The demand from fans for these kinds of tokens is apparent. “Music is such a passionate thing for so many people. To have something visually that you like, that has a name of a band you like from a show you went to that was a good night—it’s a great token of the evening,” says Setzen. As Wolfy says, “Posters are the physical representation of an ephemeral experience.”

Fittingly, poster art has been carving a place for itself on the museum world’s white walls over the past few years. At last year’s “Summer of Love” exhibit at the Whitney Museum of American Art in New York, an entire wall of classic ‘60s psychedelic posters greeted visitors as they entered. The Museum of Modern Art in New York holds in its permanent collection posters for bands like the Grateful Dead by such poster artist legends as Wes Wilson and Victor Moscoso. And both Raymond Pettibon and Tara McPherson –innovators concert poster design—showed in private galleries in Manhattan in the past year.

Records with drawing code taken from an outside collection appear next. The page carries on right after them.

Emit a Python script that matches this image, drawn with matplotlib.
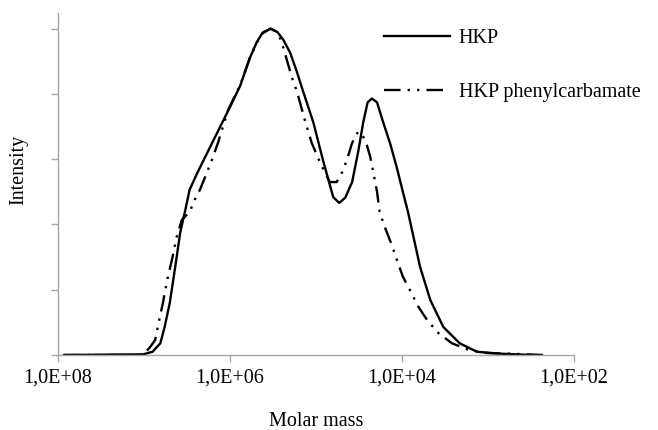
import numpy as np
import matplotlib
matplotlib.use("Agg")
import matplotlib.pyplot as plt
from matplotlib.ticker import FixedLocator, NullFormatter

plt.rcParams['font.family'] = ['Liberation Serif', 'DejaVu Serif']

# log10(molar mass) and intensity
hkp_logm = [7.93, 7.01, 6.90, 6.81, 6.76, 6.70, 6.66, 6.62, 6.58, 6.52, 6.47, 6.38,
            6.23, 6.00, 5.88, 5.77, 5.69, 5.62, 5.53, 5.45, 5.38, 5.30, 5.22, 5.16,
            5.03, 4.92, 4.80, 4.73, 4.66, 4.58, 4.51, 4.45, 4.40, 4.35, 4.29,
            4.22, 4.14, 4.06, 3.99, 3.93, 3.79, 3.67, 3.52, 3.33, 3.13, 2.86, 2.48]
hkp_int = [0.00, 0.01, 0.05, 0.18, 0.43, 0.80, 1.15, 1.50, 1.87, 2.22, 2.53, 2.79,
           3.19, 3.80, 4.13, 4.55, 4.79, 4.94, 5.00, 4.95, 4.83, 4.63, 4.33, 4.08,
           3.56, 2.99, 2.42, 2.33, 2.41, 2.65, 3.11, 3.57, 3.87, 3.93, 3.87,
           3.57, 3.25, 2.87, 2.50, 2.19, 1.35, 0.84, 0.43, 0.18, 0.05, 0.02, 0.00]

phc_logm = [7.93, 7.01, 6.93, 6.87, 6.84, 6.78, 6.73, 6.67, 6.62, 6.56, 6.47, 6.41,
            6.35, 6.27, 6.21, 6.14, 6.02, 5.88, 5.77, 5.69, 5.62, 5.53, 5.45, 5.42,
            5.38, 5.33, 5.28, 5.22, 5.13, 5.05, 4.95, 4.84, 4.76, 4.70, 4.64, 4.58,
            4.52, 4.49, 4.45, 4.41, 4.37, 4.35, 4.29, 4.26, 4.20, 4.12, 4.06, 3.99,
            3.91, 3.81, 3.71, 3.58, 3.42, 3.23, 3.01, 2.74, 2.36]
phc_int = [0.00, 0.00, 0.12, 0.23, 0.43, 0.80, 1.15, 1.49, 1.81, 2.07, 2.19, 2.38,
           2.53, 2.79, 2.99, 3.25, 3.76, 4.14, 4.55, 4.78, 4.93, 5.00, 4.95, 4.86,
           4.71, 4.48, 4.25, 4.03, 3.60, 3.25, 2.94, 2.65, 2.65, 2.79, 2.99, 3.25,
           3.40, 3.42, 3.34, 3.22, 3.04, 2.91, 2.50, 2.19, 1.96, 1.69, 1.46, 1.20,
           1.00, 0.74, 0.54, 0.34, 0.18, 0.08, 0.03, 0.02, 0.00]

x_ticks = [1e8, 1e6, 1e4, 1e2]
x_labels = ["1,0E+08", "1,0E+06", "1,0E+04", "1,0E+02"]
y_ticks = [0, 1, 2, 3, 4, 5]

fs = 14.5

fig = plt.figure(figsize=(6.58, 4.30), dpi=100)
ax = fig.add_axes([58 / 658, 75 / 430, 516 / 658, 342 / 430])

ax.plot(10 ** np.array(hkp_logm), hkp_int, color="black", lw=1.7, label="HKP")
ax.plot(10 ** np.array(phc_logm), phc_int, color="black", lw=1.7,
        linestyle=(0, (7, 3, 1, 3, 1, 3)), label="HKP phenylcarbamate")

ax.set_xscale("log")
ax.set_xlim(1e8, 1e2)
ax.set_ylim(0, 5.24)
ax.xaxis.set_major_locator(FixedLocator(x_ticks))
ax.xaxis.set_minor_locator(FixedLocator([]))
ax.set_xticks(x_ticks)
ax.set_xticklabels(x_labels, fontsize=fs)
ax.set_yticks(y_ticks)
ax.yaxis.set_major_formatter(NullFormatter())

for s in ["top", "right"]:
    ax.spines[s].set_visible(False)
for s in ["left", "bottom"]:
    ax.spines[s].set_color("#a6a6a6")
    ax.spines[s].set_linewidth(1.0)
ax.tick_params(axis="both", color="#a6a6a6", length=5, width=1.0, pad=5)

ax.set_xlabel("Molar mass", fontsize=fs, labelpad=17)
ax.set_ylabel("Intensity", fontsize=fs)
ax.yaxis.set_label_coords(-30 / 516, 0.54)

ax.legend(loc="upper left", bbox_to_anchor=(384 / 658, 1 - 29 / 430),
          bbox_transform=fig.transFigure, frameon=False, fontsize=fs,
          handlelength=3.3, handletextpad=0.4, labelspacing=1.75,
          borderpad=0, borderaxespad=0)

plt.savefig("out.png", dpi=100)
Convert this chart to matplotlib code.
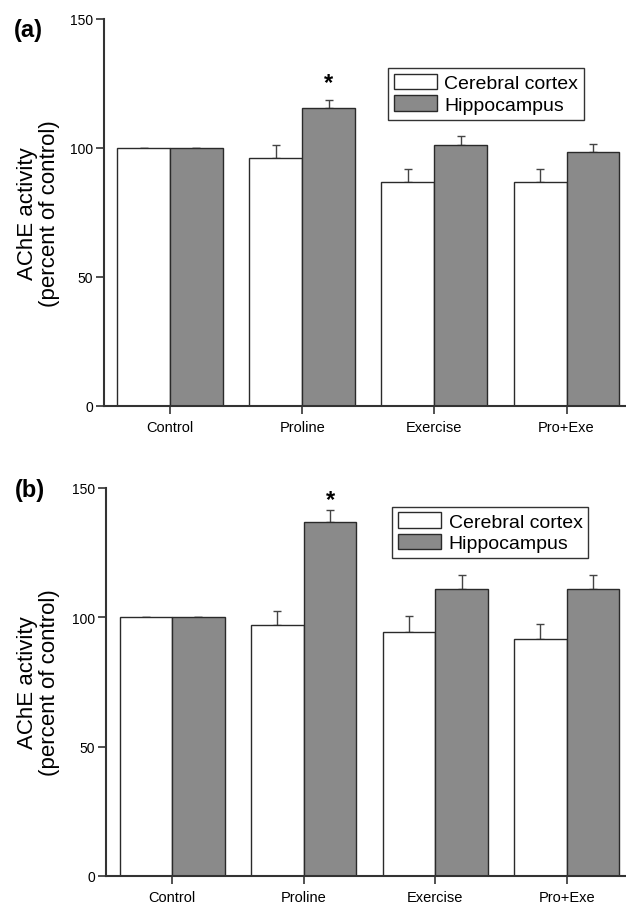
import numpy as np
import matplotlib.pyplot as plt

GROUPS = ["Control", "Proline", "Exercise", "Pro+Exe"]
SERIES = ["Cerebral cortex", "Hippocampus"]

# panel (a)
cortex_a = [100, 96, 87, 87]
cortex_a_err = [0, 5, 5, 5]
hippo_a = [100, 115.5, 101, 98.5]
hippo_a_err = [0, 3, 3.5, 3]

# panel (b)
cortex_b = [100, 97, 94.5, 91.5]
cortex_b_err = [0, 5.5, 6, 6]
hippo_b = [100, 137, 111, 111]
hippo_b_err = [0, 4.5, 5.5, 5.5]

STAR_GROUP = 1  # significant hippocampus bar

COLORS = ["white", "#8a8a8a"]
EDGE = "#2a2a2a"

plt.rcParams["font.family"] = ["Liberation Sans", "DejaVu Sans"]


def draw_panel(ax, cortex, cortex_err, hippo, hippo_err, label, label_xy,
               ylabel_x, legend_anchor, star_off):
    x = np.arange(len(GROUPS))
    width = 0.4
    for i, (vals, errs) in enumerate([(cortex, cortex_err), (hippo, hippo_err)]):
        pos = x + (i - 0.5) * width
        ax.bar(pos, vals, width=width, color=COLORS[i], edgecolor=EDGE,
               linewidth=1.0, label=SERIES[i], zorder=2)
        ax.errorbar(pos, vals, yerr=[np.zeros(len(errs)), errs], fmt="none",
                    ecolor="#444444", elinewidth=1.0, capsize=3, capthick=1.0,
                    zorder=1)

    star_x = STAR_GROUP + 0.5 * width
    ax.text(star_x, hippo[STAR_GROUP] + hippo_err[STAR_GROUP] + star_off, "*",
            ha="center", va="bottom", fontsize=17, fontweight="bold")

    ax.set_xlim(-0.5, 3.45)
    ax.set_ylim(0, 150)
    ax.set_yticks([0, 50, 100, 150])
    ax.set_xticks(x)
    ax.set_xticklabels(GROUPS, fontsize=10.5)
    for t in ax.get_yticklabels():
        t.set_fontsize(10)
    ax.tick_params(axis="both", direction="out", length=6, width=1.2,
                   color="#333333")
    ax.tick_params(axis="y", pad=2)
    ax.tick_params(axis="x", pad=4)
    for side in ["top", "right"]:
        ax.spines[side].set_visible(False)
    for side in ["left", "bottom"]:
        ax.spines[side].set_linewidth(1.5)
        ax.spines[side].set_color("#333333")

    ax.set_ylabel("AChE activity\n(percent of control)", fontsize=16,
                  linespacing=1.05)
    ax.yaxis.set_label_coords(ylabel_x, 0.5)

    leg = ax.legend(loc="upper left", bbox_to_anchor=legend_anchor,
                    fontsize=14, fancybox=False, edgecolor="#333333",
                    framealpha=1, handlelength=2.2, handleheight=0.85,
                    handletextpad=0.4, borderpad=0.3, labelspacing=0.15,
                    borderaxespad=0)
    leg.get_frame().set_linewidth(1.0)

    ax.text(label_xy[0], label_xy[1], label, transform=ax.transAxes,
            fontsize=17, fontweight="bold", ha="center", va="center")


fig = plt.figure(figsize=(6.26, 9.04), dpi=100)
ax_a = fig.add_axes([0.166, 0.5498, 0.834, 0.4281])
ax_b = fig.add_axes([0.170, 0.0299, 0.830, 0.4292])

draw_panel(ax_a, cortex_a, cortex_a_err, hippo_a, hippo_a_err, "(a)",
           (-0.144, 0.972), -0.084, (0.544, 0.873), 2.5)
draw_panel(ax_b, cortex_b, cortex_b_err, hippo_b, hippo_b_err, "(b)",
           (-0.148, 0.995), -0.09, (0.55, 0.952), -0.5)

fig.savefig("out.png", dpi=100)
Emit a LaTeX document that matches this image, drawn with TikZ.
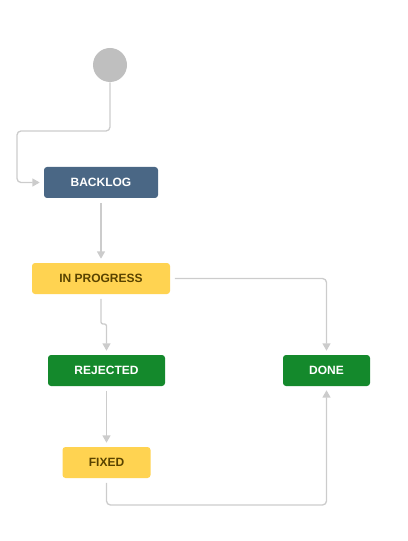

But poster artists are driven by more than the chance at art-world stardom. “I like the feeling of having something in my hand,” says Buxton, a sentiment echoed by many of the artists who long for simple tactile pleasures and physical proof of their artistry and hard work in an increasingly digital age. Ultimately, it is the expression of these intangibles that make poster art such a potent and necessary form. As Bob George points out, “I bet in any era, at any time, in any year, you could probably put together a great collection of really nice, classic posters.”